**AIM OF THE TASK:** Take the lines of the data below from the very first through the line containing "from matplotlib.patches import Rectangle" and output them exactly, pictures excluded.

━━━━━━━━

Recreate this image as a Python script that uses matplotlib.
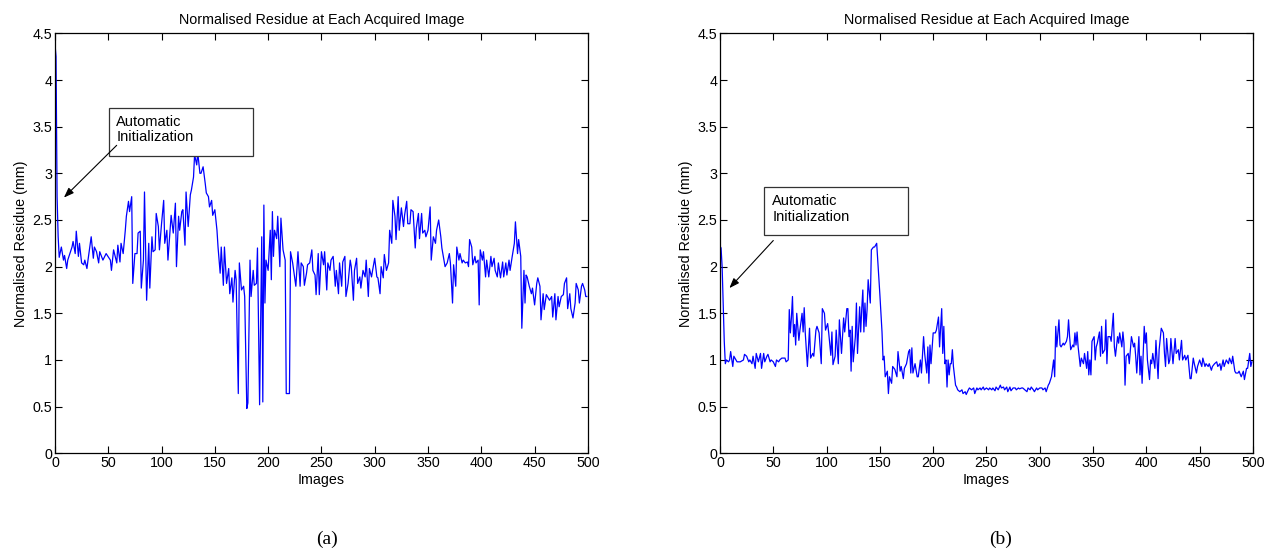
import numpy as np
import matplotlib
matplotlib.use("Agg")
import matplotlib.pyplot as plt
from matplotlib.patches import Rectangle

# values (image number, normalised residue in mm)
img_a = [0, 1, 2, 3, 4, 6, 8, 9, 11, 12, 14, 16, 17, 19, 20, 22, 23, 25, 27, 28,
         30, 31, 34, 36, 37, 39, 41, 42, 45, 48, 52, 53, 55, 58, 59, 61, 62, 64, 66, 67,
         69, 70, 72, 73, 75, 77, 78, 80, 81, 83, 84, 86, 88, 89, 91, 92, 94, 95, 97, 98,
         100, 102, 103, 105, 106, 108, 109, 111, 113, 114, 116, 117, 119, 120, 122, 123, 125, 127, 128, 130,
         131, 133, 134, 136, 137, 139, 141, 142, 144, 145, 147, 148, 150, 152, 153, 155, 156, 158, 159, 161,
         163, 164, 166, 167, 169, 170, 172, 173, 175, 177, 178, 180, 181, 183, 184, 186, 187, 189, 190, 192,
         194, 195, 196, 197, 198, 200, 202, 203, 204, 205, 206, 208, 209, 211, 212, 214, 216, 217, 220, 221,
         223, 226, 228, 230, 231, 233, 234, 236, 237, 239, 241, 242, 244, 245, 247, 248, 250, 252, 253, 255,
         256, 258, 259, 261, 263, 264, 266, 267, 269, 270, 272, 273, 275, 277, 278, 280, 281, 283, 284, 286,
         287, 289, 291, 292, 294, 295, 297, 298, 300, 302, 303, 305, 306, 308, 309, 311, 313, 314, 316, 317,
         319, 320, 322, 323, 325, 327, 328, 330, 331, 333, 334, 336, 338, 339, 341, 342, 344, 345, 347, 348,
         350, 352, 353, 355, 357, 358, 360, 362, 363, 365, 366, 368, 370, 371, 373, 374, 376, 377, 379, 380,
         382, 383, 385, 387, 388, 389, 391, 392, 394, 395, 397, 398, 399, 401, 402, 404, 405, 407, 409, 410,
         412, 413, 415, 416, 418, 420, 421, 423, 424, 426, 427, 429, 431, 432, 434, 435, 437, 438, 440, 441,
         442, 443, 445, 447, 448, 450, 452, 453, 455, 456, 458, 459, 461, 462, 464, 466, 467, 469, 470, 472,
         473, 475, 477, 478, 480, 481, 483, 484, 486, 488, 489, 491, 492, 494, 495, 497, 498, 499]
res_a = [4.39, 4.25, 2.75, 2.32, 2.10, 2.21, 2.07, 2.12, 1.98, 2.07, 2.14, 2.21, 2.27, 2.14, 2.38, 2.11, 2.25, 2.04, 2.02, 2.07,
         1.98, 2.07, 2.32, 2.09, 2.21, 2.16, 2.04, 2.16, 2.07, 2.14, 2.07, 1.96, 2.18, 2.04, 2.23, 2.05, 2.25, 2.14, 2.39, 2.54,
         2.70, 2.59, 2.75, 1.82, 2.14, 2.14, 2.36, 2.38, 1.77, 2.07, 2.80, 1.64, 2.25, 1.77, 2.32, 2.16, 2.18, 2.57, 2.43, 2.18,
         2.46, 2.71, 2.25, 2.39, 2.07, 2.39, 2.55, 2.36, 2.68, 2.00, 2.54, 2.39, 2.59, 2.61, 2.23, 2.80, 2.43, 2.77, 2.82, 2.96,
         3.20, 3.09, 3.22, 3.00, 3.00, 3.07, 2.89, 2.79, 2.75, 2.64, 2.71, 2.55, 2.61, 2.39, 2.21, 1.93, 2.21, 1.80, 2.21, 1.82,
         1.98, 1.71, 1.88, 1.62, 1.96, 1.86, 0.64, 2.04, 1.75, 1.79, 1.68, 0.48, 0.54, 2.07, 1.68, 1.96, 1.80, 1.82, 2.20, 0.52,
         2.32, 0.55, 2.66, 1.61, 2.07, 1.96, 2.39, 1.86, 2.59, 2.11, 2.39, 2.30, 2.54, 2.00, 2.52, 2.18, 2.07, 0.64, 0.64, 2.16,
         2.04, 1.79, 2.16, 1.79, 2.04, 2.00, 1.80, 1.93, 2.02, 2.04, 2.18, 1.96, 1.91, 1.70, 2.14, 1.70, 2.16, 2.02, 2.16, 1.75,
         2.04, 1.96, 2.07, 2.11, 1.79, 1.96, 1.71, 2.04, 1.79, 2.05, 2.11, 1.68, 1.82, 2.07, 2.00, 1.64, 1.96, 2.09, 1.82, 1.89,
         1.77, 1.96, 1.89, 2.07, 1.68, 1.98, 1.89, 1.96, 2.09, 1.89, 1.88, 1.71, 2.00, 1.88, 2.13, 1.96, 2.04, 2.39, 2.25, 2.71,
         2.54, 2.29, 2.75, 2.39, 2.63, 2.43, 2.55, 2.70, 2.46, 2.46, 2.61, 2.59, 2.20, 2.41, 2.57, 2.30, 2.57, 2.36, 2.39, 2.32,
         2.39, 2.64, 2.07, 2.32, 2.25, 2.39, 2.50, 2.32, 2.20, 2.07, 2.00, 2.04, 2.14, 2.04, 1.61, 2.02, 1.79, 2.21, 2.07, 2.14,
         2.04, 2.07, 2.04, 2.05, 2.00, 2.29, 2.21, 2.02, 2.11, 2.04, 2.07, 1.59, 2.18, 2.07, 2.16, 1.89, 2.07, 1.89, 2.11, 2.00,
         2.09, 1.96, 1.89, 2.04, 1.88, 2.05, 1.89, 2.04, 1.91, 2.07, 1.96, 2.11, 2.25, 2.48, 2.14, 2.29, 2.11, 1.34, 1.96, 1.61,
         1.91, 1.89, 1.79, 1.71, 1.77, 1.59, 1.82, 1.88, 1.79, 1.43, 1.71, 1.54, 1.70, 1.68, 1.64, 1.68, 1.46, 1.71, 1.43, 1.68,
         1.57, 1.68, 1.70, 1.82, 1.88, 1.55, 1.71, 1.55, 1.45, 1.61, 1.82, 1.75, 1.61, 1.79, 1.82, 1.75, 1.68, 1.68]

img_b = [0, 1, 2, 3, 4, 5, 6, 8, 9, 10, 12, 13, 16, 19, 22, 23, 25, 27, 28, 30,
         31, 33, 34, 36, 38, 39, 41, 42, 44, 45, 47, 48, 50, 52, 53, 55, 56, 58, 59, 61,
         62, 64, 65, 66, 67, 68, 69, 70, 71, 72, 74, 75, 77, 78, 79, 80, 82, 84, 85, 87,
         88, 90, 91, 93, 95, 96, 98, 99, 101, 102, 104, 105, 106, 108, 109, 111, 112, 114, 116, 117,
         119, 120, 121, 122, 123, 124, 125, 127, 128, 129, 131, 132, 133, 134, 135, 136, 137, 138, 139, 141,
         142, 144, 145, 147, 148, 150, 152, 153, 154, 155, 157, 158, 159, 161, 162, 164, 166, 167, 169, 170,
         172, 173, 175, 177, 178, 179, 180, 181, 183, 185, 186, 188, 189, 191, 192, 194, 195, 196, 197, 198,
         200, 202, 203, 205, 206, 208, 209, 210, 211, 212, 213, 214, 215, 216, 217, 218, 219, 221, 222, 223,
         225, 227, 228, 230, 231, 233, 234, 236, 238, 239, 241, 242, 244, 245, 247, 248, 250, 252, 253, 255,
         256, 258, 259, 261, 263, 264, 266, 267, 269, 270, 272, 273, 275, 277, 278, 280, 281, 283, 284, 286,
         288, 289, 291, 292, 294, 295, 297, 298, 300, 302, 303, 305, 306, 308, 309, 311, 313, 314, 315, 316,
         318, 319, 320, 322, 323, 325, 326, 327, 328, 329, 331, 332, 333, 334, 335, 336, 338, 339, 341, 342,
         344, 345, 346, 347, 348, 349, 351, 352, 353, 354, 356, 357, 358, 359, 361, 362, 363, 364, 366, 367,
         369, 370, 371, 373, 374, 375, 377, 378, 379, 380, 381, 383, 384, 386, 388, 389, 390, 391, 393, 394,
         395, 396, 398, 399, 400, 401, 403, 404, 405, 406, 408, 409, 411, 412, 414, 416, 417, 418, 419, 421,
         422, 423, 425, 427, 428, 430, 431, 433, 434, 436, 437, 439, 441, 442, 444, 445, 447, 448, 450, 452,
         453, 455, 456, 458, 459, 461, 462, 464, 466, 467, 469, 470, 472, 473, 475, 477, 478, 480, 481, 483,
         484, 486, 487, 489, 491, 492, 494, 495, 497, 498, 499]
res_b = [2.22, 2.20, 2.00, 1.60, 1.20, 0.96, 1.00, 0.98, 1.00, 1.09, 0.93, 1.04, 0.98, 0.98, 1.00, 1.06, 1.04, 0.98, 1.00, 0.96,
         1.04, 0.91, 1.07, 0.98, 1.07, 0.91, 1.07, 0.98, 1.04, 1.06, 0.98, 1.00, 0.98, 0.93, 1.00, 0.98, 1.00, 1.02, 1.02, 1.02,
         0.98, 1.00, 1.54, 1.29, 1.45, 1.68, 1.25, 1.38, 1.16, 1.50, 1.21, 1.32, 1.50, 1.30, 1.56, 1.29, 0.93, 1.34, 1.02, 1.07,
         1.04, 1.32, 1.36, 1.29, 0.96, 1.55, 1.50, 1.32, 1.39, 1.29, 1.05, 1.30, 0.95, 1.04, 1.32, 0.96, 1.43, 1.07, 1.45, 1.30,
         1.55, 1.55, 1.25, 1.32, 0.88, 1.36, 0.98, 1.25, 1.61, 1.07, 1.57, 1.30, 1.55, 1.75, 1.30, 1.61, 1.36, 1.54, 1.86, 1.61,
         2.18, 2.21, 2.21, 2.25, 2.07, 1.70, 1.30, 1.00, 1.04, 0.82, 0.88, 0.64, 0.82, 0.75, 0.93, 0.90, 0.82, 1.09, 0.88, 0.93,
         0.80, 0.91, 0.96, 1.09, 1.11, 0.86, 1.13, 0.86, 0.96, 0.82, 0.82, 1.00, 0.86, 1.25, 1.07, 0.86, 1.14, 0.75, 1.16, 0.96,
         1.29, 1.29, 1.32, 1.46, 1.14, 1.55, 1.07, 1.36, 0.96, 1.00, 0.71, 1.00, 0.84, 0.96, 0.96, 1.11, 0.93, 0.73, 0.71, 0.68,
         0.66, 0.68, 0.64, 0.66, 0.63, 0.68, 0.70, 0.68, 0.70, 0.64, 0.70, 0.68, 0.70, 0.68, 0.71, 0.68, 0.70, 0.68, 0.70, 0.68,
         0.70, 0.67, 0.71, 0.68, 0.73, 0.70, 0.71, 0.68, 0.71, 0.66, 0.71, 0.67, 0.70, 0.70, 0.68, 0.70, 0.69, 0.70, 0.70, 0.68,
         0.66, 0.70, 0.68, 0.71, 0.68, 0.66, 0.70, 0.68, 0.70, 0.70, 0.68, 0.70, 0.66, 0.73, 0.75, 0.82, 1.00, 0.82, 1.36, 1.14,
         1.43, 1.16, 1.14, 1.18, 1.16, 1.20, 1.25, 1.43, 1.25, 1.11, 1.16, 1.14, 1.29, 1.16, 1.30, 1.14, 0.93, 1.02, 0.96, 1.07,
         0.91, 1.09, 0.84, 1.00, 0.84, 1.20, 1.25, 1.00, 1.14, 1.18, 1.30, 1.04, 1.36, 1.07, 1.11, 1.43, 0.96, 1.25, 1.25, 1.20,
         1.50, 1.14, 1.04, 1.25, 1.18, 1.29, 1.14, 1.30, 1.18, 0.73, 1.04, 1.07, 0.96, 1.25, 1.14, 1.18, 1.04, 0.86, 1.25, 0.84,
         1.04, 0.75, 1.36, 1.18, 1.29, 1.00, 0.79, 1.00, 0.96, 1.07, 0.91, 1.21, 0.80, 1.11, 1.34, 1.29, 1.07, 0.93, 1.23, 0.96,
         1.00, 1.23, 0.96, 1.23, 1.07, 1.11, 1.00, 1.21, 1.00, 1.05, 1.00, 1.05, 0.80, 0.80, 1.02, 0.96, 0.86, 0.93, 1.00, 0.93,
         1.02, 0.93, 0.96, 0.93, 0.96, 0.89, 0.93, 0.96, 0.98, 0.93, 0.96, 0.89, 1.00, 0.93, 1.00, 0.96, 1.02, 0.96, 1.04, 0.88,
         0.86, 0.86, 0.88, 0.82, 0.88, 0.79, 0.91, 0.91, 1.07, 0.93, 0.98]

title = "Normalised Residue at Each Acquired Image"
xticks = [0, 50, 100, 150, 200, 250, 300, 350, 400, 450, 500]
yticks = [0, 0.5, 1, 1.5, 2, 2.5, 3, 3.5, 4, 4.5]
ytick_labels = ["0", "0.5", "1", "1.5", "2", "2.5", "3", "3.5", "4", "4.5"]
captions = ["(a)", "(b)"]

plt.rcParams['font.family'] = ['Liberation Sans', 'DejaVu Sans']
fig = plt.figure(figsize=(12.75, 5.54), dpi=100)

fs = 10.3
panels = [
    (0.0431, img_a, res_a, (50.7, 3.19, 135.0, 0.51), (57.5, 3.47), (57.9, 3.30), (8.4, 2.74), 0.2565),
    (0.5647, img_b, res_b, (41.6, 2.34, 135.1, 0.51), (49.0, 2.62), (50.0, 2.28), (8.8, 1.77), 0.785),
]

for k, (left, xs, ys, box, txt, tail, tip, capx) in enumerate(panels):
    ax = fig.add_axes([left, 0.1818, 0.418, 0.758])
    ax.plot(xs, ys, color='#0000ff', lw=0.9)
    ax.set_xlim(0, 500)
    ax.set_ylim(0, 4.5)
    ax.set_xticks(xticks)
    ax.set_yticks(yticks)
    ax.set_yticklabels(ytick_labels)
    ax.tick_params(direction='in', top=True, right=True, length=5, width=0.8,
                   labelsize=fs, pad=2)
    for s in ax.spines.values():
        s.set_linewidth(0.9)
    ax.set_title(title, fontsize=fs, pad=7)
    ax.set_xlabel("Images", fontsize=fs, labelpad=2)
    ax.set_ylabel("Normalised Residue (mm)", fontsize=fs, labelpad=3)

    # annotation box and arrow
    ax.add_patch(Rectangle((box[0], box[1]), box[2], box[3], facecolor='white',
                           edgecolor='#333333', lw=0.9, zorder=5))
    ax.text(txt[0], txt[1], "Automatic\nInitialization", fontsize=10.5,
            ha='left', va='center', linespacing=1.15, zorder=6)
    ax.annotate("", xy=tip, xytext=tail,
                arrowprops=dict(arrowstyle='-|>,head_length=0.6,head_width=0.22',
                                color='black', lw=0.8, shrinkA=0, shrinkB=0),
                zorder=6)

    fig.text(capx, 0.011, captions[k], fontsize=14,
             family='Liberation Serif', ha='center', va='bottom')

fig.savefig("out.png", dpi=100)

━━━━━━━━

**TASK SOLUTION:**
Recreate this image as a Python script that uses matplotlib.
import numpy as np
import matplotlib
matplotlib.use("Agg")
import matplotlib.pyplot as plt
from matplotlib.patches import Rectangle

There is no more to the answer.